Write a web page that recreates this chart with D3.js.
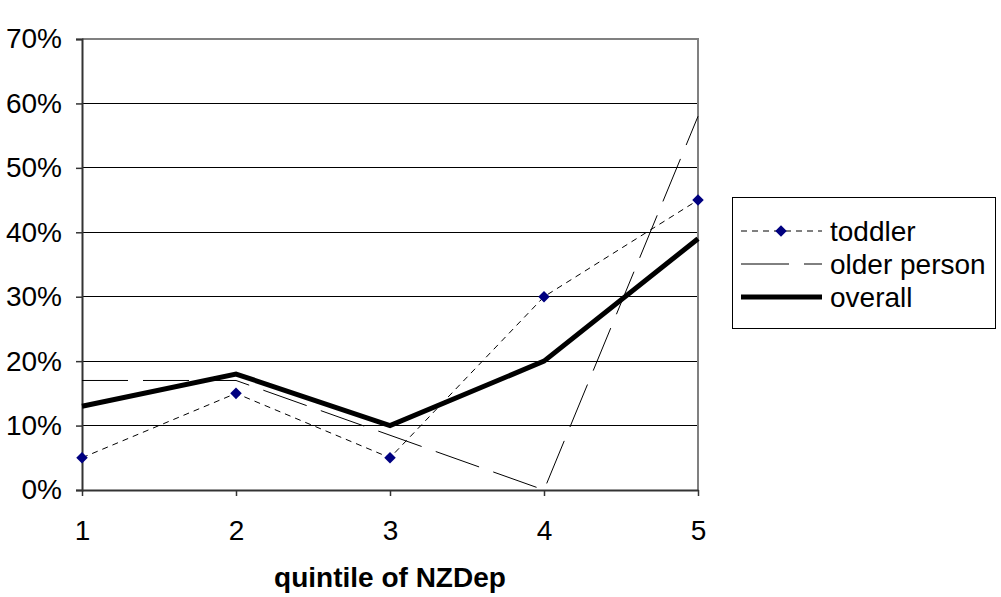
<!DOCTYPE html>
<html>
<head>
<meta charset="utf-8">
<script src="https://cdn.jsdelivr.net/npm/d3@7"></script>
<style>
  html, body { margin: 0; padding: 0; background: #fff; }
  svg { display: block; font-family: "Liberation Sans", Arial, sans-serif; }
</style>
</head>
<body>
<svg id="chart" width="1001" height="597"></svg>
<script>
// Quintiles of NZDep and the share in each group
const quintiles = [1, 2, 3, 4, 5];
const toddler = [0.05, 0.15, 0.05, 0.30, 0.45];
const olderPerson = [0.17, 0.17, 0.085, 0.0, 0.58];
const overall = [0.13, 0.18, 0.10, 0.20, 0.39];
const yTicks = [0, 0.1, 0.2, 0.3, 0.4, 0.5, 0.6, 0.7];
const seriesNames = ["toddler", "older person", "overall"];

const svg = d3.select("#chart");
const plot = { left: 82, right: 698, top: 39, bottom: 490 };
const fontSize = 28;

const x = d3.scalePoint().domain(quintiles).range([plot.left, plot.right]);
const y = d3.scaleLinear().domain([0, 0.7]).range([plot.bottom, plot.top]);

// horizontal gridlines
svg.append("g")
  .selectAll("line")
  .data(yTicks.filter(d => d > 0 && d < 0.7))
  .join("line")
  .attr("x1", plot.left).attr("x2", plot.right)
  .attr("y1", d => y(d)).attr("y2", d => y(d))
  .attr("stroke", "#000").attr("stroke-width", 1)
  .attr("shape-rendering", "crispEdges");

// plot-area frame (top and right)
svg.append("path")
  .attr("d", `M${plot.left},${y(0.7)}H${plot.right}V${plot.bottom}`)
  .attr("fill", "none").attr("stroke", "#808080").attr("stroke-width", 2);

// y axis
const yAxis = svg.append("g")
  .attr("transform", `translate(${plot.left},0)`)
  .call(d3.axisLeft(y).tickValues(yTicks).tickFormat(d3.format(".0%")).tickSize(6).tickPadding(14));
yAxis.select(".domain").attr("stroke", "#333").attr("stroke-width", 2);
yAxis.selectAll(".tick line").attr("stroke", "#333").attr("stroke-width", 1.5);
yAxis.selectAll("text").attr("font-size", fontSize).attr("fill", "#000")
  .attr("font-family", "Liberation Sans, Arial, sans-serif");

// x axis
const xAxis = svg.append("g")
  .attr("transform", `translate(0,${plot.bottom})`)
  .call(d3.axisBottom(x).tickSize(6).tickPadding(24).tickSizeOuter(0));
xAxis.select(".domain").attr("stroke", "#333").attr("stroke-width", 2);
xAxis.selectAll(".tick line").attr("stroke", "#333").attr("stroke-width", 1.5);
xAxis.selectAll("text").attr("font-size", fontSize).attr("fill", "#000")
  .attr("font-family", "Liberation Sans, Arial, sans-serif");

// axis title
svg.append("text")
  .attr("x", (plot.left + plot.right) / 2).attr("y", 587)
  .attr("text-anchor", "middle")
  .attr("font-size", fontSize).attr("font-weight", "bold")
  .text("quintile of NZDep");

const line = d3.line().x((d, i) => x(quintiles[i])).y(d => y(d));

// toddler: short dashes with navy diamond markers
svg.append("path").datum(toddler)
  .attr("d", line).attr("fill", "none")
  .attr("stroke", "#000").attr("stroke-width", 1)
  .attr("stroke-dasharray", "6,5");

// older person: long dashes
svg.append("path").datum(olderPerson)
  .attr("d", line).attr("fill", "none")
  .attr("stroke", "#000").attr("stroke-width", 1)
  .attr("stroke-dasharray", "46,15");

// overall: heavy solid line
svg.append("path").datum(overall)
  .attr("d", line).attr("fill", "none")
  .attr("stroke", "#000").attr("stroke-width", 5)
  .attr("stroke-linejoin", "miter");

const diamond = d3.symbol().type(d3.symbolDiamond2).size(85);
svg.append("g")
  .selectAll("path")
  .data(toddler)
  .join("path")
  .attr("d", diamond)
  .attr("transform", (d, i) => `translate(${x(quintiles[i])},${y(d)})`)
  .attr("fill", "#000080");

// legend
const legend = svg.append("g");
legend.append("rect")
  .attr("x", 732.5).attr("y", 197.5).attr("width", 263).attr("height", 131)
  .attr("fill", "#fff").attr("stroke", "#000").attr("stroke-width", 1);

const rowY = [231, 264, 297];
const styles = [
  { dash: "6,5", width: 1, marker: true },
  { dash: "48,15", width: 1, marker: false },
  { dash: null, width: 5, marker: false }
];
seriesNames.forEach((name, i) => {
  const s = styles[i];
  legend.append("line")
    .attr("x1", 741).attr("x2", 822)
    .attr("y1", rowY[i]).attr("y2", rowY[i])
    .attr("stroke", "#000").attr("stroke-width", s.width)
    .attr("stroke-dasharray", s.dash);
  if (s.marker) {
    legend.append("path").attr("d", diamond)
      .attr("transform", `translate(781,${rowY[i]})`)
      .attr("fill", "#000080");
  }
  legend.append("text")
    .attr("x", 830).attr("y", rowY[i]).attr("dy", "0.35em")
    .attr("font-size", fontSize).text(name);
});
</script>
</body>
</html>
......
What is required: Find each line holding the word "with" and copy it.

Exercise answer:
Write a web page that recreates this chart with D3.js.
// toddler: short dashes with navy diamond markers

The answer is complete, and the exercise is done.